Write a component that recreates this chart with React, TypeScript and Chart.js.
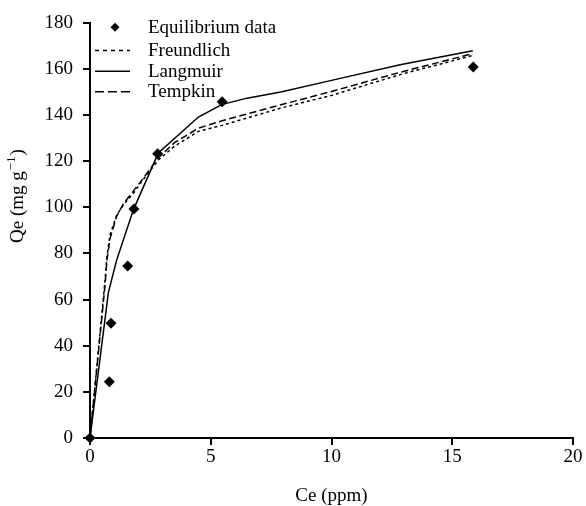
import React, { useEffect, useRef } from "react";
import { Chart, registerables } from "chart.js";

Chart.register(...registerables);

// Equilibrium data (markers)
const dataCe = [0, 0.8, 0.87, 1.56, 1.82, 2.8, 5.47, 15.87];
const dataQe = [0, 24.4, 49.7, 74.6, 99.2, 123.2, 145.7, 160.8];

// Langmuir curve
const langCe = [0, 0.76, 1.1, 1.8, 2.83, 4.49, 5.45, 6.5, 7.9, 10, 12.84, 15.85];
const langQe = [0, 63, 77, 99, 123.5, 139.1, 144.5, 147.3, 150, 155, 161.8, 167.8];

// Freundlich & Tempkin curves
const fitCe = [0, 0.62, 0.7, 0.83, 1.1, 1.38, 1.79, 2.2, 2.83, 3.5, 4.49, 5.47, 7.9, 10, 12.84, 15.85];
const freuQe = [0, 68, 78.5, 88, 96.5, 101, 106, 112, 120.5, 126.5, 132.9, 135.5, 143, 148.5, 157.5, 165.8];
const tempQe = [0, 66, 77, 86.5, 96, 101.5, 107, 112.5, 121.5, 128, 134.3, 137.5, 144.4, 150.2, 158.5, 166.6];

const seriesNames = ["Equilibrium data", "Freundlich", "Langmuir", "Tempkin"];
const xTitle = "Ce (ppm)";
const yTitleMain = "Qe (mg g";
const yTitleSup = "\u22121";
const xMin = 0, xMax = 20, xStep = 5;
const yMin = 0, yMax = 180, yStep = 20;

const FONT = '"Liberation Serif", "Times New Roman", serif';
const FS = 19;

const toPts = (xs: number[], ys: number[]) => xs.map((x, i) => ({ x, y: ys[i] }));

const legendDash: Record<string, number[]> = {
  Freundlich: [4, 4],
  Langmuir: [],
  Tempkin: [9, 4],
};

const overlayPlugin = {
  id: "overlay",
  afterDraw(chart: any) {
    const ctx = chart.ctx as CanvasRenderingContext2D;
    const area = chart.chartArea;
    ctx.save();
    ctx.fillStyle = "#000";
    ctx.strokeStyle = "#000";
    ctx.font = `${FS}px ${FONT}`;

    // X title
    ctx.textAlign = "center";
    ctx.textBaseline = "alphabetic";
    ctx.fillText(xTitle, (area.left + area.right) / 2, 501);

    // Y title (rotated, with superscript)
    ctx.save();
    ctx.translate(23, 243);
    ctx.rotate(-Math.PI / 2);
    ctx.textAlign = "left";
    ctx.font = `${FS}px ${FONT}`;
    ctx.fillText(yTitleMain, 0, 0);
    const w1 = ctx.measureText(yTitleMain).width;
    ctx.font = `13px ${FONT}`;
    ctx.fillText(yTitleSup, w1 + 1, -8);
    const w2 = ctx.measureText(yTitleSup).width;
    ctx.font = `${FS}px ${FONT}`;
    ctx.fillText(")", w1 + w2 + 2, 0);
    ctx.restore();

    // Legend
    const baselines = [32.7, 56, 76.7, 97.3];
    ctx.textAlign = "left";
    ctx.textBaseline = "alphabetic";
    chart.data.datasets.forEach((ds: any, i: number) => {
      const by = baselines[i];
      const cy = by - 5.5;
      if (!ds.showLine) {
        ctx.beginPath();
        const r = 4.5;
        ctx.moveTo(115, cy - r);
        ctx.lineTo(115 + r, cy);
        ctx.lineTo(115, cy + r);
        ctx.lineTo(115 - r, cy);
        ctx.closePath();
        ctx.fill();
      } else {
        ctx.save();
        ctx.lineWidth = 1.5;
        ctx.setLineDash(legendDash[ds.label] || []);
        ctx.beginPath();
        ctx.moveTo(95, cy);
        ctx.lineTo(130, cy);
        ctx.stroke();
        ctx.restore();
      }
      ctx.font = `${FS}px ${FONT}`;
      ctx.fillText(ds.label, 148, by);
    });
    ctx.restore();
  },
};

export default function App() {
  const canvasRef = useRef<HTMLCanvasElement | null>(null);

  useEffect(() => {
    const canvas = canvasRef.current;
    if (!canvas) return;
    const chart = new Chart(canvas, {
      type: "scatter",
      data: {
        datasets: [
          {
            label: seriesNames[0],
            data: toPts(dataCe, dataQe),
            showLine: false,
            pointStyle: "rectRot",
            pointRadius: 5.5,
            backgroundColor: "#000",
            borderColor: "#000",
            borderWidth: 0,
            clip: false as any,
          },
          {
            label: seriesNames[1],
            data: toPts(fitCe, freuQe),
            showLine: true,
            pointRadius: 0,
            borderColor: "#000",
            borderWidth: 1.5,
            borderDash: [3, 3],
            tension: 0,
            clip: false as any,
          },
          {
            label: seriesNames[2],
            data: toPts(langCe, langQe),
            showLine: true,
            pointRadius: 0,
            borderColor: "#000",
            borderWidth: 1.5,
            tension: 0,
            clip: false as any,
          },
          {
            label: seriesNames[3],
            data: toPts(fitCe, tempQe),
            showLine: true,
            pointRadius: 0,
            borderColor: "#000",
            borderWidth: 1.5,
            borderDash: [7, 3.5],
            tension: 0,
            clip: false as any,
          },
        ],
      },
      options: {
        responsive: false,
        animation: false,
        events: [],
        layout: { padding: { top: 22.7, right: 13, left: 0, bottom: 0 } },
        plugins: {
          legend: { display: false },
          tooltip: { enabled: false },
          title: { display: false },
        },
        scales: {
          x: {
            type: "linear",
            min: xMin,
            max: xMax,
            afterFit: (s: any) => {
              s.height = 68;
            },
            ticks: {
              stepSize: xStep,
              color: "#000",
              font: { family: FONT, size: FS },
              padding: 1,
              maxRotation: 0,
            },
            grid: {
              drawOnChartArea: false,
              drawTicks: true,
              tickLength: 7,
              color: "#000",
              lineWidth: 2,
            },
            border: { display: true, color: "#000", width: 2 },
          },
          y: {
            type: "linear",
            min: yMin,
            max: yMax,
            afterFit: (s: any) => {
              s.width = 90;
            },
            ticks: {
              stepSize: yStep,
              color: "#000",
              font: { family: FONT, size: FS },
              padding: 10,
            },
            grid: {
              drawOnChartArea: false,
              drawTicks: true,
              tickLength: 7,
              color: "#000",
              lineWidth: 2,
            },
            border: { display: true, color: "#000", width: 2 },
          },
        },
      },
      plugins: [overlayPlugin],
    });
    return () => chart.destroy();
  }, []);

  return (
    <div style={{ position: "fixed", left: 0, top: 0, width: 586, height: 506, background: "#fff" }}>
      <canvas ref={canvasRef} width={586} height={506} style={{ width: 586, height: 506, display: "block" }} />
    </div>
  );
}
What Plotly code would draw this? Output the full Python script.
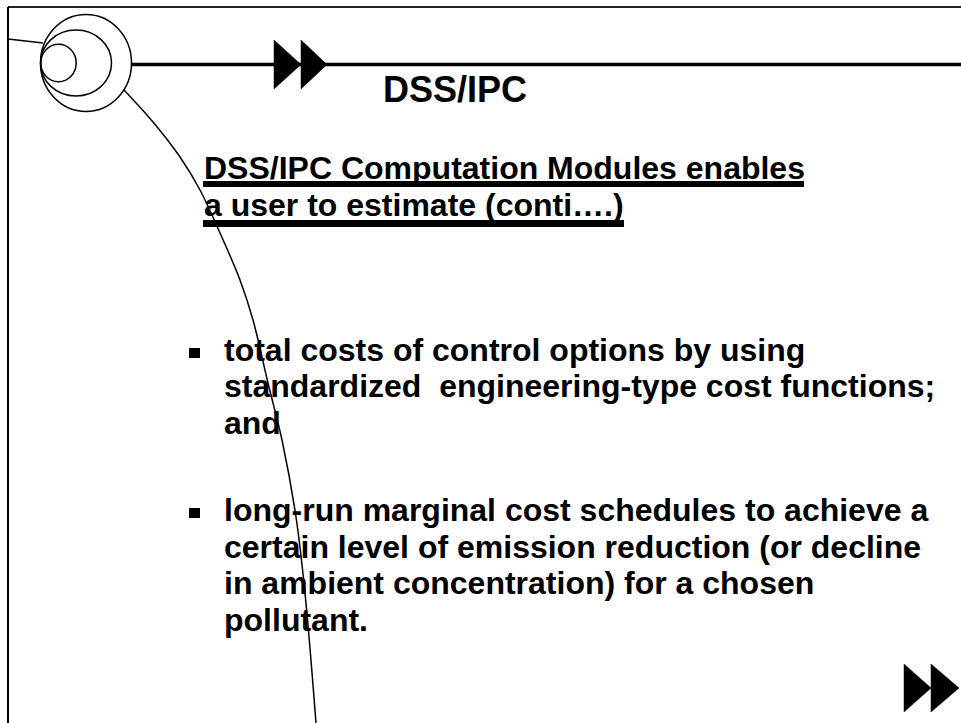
· · ·
→ **TASK BRIEF**: Every record must be copied exactly, with the pictures left out.

→ **EXERCISE RESULT**:
Write a component that recreates this chart with React, TypeScript and Chart.js.
import React, { useEffect, useRef } from "react";
import { Chart, registerables } from "chart.js";

Chart.register(...registerables);

// Equilibrium data (markers)
const dataCe = [0, 0.8, 0.87, 1.56, 1.82, 2.8, 5.47, 15.87];
const dataQe = [0, 24.4, 49.7, 74.6, 99.2, 123.2, 145.7, 160.8];

// Langmuir curve
const langCe = [0, 0.76, 1.1, 1.8, 2.83, 4.49, 5.45, 6.5, 7.9, 10, 12.84, 15.85];
const langQe = [0, 63, 77, 99, 123.5, 139.1, 144.5, 147.3, 150, 155, 161.8, 167.8];

// Freundlich & Tempkin curves
const fitCe = [0, 0.62, 0.7, 0.83, 1.1, 1.38, 1.79, 2.2, 2.83, 3.5, 4.49, 5.47, 7.9, 10, 12.84, 15.85];
const freuQe = [0, 68, 78.5, 88, 96.5, 101, 106, 112, 120.5, 126.5, 132.9, 135.5, 143, 148.5, 157.5, 165.8];
const tempQe = [0, 66, 77, 86.5, 96, 101.5, 107, 112.5, 121.5, 128, 134.3, 137.5, 144.4, 150.2, 158.5, 166.6];

const seriesNames = ["Equilibrium data", "Freundlich", "Langmuir", "Tempkin"];
const xTitle = "Ce (ppm)";
const yTitleMain = "Qe (mg g";
const yTitleSup = "\u22121";
const xMin = 0, xMax = 20, xStep = 5;
const yMin = 0, yMax = 180, yStep = 20;

const FONT = '"Liberation Serif", "Times New Roman", serif';
const FS = 19;

const toPts = (xs: number[], ys: number[]) => xs.map((x, i) => ({ x, y: ys[i] }));

const legendDash: Record<string, number[]> = {
  Freundlich: [4, 4],
  Langmuir: [],
  Tempkin: [9, 4],
};

const overlayPlugin = {
  id: "overlay",
  afterDraw(chart: any) {
    const ctx = chart.ctx as CanvasRenderingContext2D;
    const area = chart.chartArea;
    ctx.save();
    ctx.fillStyle = "#000";
    ctx.strokeStyle = "#000";
    ctx.font = `${FS}px ${FONT}`;

    // X title
    ctx.textAlign = "center";
    ctx.textBaseline = "alphabetic";
    ctx.fillText(xTitle, (area.left + area.right) / 2, 501);

    // Y title (rotated, with superscript)
    ctx.save();
    ctx.translate(23, 243);
    ctx.rotate(-Math.PI / 2);
    ctx.textAlign = "left";
    ctx.font = `${FS}px ${FONT}`;
    ctx.fillText(yTitleMain, 0, 0);
    const w1 = ctx.measureText(yTitleMain).width;
    ctx.font = `13px ${FONT}`;
    ctx.fillText(yTitleSup, w1 + 1, -8);
    const w2 = ctx.measureText(yTitleSup).width;
    ctx.font = `${FS}px ${FONT}`;
    ctx.fillText(")", w1 + w2 + 2, 0);
    ctx.restore();

    // Legend
    const baselines = [32.7, 56, 76.7, 97.3];
    ctx.textAlign = "left";
    ctx.textBaseline = "alphabetic";
    chart.data.datasets.forEach((ds: any, i: number) => {
      const by = baselines[i];
      const cy = by - 5.5;
      if (!ds.showLine) {
        ctx.beginPath();
        const r = 4.5;
        ctx.moveTo(115, cy - r);
        ctx.lineTo(115 + r, cy);
        ctx.lineTo(115, cy + r);
        ctx.lineTo(115 - r, cy);
        ctx.closePath();
        ctx.fill();
      } else {
        ctx.save();
        ctx.lineWidth = 1.5;
        ctx.setLineDash(legendDash[ds.label] || []);
        ctx.beginPath();
        ctx.moveTo(95, cy);
        ctx.lineTo(130, cy);
        ctx.stroke();
        ctx.restore();
      }
      ctx.font = `${FS}px ${FONT}`;
      ctx.fillText(ds.label, 148, by);
    });
    ctx.restore();
  },
};

export default function App() {
  const canvasRef = useRef<HTMLCanvasElement | null>(null);

  useEffect(() => {
    const canvas = canvasRef.current;
    if (!canvas) return;
    const chart = new Chart(canvas, {
      type: "scatter",
      data: {
        datasets: [
          {
            label: seriesNames[0],
            data: toPts(dataCe, dataQe),
            showLine: false,
            pointStyle: "rectRot",
            pointRadius: 5.5,
            backgroundColor: "#000",
            borderColor: "#000",
            borderWidth: 0,
            clip: false as any,
          },
          {
            label: seriesNames[1],
            data: toPts(fitCe, freuQe),
            showLine: true,
            pointRadius: 0,
            borderColor: "#000",
            borderWidth: 1.5,
            borderDash: [3, 3],
            tension: 0,
            clip: false as any,
          },
          {
            label: seriesNames[2],
            data: toPts(langCe, langQe),
            showLine: true,
            pointRadius: 0,
            borderColor: "#000",
            borderWidth: 1.5,
            tension: 0,
            clip: false as any,
          },
          {
            label: seriesNames[3],
            data: toPts(fitCe, tempQe),
            showLine: true,
            pointRadius: 0,
            borderColor: "#000",
            borderWidth: 1.5,
            borderDash: [7, 3.5],
            tension: 0,
            clip: false as any,
          },
        ],
      },
      options: {
        responsive: false,
        animation: false,
        events: [],
        layout: { padding: { top: 22.7, right: 13, left: 0, bottom: 0 } },
        plugins: {
          legend: { display: false },
          tooltip: { enabled: false },
          title: { display: false },
        },
        scales: {
          x: {
            type: "linear",
            min: xMin,
            max: xMax,
            afterFit: (s: any) => {
              s.height = 68;
            },
            ticks: {
              stepSize: xStep,
              color: "#000",
              font: { family: FONT, size: FS },
              padding: 1,
              maxRotation: 0,
            },
            grid: {
              drawOnChartArea: false,
              drawTicks: true,
              tickLength: 7,
              color: "#000",
              lineWidth: 2,
            },
            border: { display: true, color: "#000", width: 2 },
          },
          y: {
            type: "linear",
            min: yMin,
            max: yMax,
            afterFit: (s: any) => {
              s.width = 90;
            },
            ticks: {
              stepSize: yStep,
              color: "#000",
              font: { family: FONT, size: FS },
              padding: 10,
            },
            grid: {
              drawOnChartArea: false,
              drawTicks: true,
              tickLength: 7,
              color: "#000",
              lineWidth: 2,
            },
            border: { display: true, color: "#000", width: 2 },
          },
        },
      },
      plugins: [overlayPlugin],
    });
    return () => chart.destroy();
  }, []);

  return (
    <div style={{ position: "fixed", left: 0, top: 0, width: 586, height: 506, background: "#fff" }}>
      <canvas ref={canvasRef} width={586} height={506} style={{ width: 586, height: 506, display: "block" }} />
    </div>
  );
}
What Plotly code would draw this? Output the full Python script.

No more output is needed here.